- **The task**
Restate the span of lines that starts with the line containing "Write the seaborn" and ends with the line containing "ax.set_facecolor(bg)", word for word, including both, with nothing else.

- **Information shown**
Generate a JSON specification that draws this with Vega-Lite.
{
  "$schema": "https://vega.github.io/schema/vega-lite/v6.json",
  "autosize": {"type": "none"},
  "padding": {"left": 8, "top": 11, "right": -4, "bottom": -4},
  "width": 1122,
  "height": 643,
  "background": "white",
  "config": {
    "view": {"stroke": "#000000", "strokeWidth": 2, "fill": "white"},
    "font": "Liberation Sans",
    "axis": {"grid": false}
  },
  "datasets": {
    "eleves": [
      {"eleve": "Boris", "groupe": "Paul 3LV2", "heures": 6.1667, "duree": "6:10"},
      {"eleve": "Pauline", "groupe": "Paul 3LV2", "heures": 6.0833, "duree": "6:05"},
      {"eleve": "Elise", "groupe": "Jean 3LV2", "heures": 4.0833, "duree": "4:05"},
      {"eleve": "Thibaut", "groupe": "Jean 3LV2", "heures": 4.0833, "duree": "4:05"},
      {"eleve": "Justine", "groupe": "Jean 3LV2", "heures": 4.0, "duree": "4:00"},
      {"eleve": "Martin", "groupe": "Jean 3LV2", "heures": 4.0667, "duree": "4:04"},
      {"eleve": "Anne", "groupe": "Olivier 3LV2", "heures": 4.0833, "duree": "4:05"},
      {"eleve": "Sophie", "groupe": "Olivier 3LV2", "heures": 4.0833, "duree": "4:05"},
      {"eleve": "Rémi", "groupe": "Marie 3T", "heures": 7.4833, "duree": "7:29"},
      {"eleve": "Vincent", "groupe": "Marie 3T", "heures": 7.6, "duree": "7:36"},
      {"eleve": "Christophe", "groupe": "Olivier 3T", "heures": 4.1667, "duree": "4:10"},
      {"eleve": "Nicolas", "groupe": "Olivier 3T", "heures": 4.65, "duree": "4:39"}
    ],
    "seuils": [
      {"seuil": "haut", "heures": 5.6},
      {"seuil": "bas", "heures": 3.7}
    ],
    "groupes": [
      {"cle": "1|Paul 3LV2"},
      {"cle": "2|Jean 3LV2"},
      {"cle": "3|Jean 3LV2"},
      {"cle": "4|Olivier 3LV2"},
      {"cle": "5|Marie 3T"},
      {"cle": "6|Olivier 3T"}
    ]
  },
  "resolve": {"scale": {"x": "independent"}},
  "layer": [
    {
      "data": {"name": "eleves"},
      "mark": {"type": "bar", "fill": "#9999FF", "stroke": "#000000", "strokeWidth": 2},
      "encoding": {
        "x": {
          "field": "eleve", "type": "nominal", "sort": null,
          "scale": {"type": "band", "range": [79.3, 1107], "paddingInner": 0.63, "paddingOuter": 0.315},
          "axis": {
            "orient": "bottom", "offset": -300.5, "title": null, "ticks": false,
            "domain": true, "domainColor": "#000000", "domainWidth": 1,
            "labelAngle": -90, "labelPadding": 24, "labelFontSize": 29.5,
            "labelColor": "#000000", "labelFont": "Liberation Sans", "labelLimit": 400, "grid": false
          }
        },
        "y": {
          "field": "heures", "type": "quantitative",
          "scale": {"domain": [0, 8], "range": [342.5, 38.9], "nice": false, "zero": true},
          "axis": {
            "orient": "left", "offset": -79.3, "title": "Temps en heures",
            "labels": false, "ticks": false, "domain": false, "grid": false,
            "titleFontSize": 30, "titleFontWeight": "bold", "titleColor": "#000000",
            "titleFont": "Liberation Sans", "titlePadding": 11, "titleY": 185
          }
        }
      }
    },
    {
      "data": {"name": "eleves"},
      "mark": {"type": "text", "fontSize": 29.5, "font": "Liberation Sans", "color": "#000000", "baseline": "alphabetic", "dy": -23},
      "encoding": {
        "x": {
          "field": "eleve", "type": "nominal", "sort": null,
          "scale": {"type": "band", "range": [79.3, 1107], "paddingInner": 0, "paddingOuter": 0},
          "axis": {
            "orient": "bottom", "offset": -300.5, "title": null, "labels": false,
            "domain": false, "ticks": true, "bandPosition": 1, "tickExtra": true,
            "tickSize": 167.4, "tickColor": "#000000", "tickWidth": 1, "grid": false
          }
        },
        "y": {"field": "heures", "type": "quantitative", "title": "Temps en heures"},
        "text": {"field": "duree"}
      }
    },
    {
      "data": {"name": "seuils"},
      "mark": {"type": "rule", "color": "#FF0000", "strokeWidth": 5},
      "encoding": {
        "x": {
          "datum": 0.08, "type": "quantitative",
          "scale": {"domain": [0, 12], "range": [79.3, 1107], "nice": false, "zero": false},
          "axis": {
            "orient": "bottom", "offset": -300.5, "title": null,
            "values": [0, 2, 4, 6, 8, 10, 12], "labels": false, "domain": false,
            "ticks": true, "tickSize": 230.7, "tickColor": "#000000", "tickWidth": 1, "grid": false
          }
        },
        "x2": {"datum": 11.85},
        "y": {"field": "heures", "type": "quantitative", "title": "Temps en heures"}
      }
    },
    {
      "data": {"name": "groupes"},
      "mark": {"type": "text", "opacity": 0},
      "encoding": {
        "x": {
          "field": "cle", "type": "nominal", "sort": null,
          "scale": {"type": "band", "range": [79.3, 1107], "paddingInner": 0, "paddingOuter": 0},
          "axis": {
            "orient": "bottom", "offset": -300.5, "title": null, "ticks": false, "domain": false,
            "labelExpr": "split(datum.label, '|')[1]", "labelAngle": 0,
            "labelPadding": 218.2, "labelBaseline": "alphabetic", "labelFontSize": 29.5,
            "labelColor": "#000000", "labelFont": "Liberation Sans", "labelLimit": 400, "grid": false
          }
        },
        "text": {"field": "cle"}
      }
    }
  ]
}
...
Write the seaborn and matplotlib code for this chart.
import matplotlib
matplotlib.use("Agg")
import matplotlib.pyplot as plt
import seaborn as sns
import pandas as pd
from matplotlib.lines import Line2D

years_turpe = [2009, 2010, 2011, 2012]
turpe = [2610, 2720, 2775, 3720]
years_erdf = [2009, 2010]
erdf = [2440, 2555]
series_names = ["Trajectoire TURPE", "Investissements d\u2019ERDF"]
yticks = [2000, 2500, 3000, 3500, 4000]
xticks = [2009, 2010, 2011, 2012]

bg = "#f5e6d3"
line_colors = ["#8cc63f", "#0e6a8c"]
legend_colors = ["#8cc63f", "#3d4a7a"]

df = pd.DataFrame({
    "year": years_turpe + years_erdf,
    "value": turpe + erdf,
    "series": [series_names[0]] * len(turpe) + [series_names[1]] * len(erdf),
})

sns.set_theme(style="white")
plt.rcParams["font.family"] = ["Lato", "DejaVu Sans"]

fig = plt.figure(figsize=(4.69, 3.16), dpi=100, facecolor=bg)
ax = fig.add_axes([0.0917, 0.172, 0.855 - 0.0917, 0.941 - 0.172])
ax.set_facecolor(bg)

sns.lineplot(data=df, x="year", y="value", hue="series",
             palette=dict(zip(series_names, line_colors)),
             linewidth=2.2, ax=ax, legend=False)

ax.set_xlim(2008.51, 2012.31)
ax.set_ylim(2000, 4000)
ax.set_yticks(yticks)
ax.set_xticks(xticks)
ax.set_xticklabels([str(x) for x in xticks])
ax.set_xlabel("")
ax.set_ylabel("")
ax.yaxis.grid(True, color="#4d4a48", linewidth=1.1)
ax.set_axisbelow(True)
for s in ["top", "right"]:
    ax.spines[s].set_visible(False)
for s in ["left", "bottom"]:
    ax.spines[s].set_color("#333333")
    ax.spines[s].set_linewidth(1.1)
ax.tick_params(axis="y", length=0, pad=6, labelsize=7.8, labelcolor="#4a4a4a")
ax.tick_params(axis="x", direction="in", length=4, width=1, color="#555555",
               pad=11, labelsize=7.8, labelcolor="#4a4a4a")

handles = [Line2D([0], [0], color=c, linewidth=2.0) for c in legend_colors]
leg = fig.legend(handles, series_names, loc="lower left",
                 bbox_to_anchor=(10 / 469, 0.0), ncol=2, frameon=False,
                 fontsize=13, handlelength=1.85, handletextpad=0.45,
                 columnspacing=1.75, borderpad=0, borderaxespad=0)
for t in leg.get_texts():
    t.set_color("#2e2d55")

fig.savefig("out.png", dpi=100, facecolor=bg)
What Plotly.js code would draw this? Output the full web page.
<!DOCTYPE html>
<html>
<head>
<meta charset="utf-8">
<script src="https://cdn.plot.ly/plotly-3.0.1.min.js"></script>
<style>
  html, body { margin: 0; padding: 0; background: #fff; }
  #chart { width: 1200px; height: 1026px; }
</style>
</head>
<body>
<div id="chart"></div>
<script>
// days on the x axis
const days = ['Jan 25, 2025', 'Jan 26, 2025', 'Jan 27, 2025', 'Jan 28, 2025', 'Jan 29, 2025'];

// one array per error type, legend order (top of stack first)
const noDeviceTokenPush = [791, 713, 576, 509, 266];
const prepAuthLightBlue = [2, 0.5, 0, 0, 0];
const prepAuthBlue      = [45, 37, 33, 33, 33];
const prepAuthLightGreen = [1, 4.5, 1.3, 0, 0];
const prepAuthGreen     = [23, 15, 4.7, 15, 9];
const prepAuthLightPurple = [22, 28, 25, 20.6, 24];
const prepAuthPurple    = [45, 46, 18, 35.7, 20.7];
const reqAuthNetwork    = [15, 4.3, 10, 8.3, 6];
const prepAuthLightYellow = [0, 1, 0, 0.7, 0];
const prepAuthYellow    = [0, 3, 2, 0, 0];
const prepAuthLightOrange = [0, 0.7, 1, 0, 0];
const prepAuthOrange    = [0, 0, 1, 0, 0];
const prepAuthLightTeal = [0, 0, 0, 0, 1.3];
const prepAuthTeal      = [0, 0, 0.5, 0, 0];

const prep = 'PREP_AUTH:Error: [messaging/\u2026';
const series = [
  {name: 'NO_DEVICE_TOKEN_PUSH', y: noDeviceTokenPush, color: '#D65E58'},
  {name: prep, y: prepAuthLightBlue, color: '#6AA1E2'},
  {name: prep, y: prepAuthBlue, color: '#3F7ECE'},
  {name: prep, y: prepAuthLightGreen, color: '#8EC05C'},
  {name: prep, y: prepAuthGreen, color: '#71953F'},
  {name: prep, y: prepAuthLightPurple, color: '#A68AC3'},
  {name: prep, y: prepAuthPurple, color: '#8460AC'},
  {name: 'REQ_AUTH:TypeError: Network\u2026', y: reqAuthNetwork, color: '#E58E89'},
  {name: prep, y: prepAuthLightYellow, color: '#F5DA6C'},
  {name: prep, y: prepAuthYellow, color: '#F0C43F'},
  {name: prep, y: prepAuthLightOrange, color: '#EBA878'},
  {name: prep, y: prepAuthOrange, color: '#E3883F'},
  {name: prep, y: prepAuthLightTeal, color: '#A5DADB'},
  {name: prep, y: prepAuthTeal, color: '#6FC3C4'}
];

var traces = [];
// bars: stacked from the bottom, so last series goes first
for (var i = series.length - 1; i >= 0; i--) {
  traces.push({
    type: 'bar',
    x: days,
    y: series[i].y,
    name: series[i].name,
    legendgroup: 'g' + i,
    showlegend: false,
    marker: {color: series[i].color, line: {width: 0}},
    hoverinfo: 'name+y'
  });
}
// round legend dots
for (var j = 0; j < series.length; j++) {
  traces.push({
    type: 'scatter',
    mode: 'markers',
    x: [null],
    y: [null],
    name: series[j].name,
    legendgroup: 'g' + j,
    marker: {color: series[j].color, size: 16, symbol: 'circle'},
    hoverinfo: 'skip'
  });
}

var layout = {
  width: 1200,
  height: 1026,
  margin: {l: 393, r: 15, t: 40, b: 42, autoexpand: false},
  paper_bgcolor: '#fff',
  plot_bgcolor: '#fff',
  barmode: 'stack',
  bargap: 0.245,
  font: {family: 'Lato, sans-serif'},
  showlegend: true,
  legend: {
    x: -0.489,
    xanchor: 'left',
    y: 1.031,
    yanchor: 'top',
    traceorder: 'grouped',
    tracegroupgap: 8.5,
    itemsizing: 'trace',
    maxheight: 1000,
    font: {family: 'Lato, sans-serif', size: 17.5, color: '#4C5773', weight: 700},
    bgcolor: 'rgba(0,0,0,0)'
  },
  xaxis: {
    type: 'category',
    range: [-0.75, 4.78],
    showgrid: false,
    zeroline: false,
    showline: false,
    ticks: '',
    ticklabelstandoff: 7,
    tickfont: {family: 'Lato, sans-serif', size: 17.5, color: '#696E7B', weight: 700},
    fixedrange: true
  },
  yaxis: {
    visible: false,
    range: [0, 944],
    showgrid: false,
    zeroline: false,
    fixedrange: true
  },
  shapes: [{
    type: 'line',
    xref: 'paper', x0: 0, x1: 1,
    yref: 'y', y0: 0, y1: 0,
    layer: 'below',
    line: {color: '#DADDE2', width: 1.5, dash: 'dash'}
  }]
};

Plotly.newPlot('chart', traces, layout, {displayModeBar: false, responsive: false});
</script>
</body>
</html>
==
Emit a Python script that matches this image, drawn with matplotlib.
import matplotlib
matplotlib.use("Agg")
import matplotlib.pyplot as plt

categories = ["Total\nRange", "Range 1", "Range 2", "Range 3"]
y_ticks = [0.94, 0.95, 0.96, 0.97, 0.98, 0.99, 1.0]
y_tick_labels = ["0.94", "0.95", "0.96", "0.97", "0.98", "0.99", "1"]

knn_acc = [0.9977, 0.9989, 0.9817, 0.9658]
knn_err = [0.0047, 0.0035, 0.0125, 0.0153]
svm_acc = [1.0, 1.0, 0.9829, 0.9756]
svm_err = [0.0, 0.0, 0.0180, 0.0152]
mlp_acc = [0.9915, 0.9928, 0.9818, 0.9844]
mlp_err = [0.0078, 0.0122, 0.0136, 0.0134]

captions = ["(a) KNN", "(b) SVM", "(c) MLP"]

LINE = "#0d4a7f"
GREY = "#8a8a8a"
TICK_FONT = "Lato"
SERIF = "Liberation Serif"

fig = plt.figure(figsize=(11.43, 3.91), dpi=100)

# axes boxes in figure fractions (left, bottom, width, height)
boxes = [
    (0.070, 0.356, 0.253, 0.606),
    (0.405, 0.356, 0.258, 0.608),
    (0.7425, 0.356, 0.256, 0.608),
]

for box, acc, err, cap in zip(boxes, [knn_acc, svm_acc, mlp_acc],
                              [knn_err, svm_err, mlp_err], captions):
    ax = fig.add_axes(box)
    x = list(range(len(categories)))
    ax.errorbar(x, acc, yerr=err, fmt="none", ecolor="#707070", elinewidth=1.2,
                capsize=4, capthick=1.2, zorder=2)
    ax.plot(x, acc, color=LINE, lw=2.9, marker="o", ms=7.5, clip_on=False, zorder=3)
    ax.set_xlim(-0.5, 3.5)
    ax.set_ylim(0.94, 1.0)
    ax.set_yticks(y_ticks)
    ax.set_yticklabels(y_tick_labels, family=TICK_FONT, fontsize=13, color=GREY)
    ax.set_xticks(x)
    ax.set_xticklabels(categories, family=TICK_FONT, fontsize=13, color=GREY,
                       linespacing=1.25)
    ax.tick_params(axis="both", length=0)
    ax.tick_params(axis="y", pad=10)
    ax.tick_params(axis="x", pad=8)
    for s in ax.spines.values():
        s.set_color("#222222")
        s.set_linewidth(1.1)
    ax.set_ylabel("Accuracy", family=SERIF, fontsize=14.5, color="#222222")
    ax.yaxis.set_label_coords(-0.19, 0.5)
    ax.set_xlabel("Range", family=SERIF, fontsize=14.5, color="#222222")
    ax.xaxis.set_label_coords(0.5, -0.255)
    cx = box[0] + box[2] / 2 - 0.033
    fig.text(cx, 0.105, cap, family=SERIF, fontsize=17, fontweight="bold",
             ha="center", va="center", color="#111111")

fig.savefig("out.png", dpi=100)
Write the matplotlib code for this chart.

- **Written reply**
Write the seaborn and matplotlib code for this chart.
import matplotlib
matplotlib.use("Agg")
import matplotlib.pyplot as plt
import seaborn as sns
import pandas as pd
from matplotlib.lines import Line2D

years_turpe = [2009, 2010, 2011, 2012]
turpe = [2610, 2720, 2775, 3720]
years_erdf = [2009, 2010]
erdf = [2440, 2555]
series_names = ["Trajectoire TURPE", "Investissements d\u2019ERDF"]
yticks = [2000, 2500, 3000, 3500, 4000]
xticks = [2009, 2010, 2011, 2012]

bg = "#f5e6d3"
line_colors = ["#8cc63f", "#0e6a8c"]
legend_colors = ["#8cc63f", "#3d4a7a"]

df = pd.DataFrame({
    "year": years_turpe + years_erdf,
    "value": turpe + erdf,
    "series": [series_names[0]] * len(turpe) + [series_names[1]] * len(erdf),
})

sns.set_theme(style="white")
plt.rcParams["font.family"] = ["Lato", "DejaVu Sans"]

fig = plt.figure(figsize=(4.69, 3.16), dpi=100, facecolor=bg)
ax = fig.add_axes([0.0917, 0.172, 0.855 - 0.0917, 0.941 - 0.172])
ax.set_facecolor(bg)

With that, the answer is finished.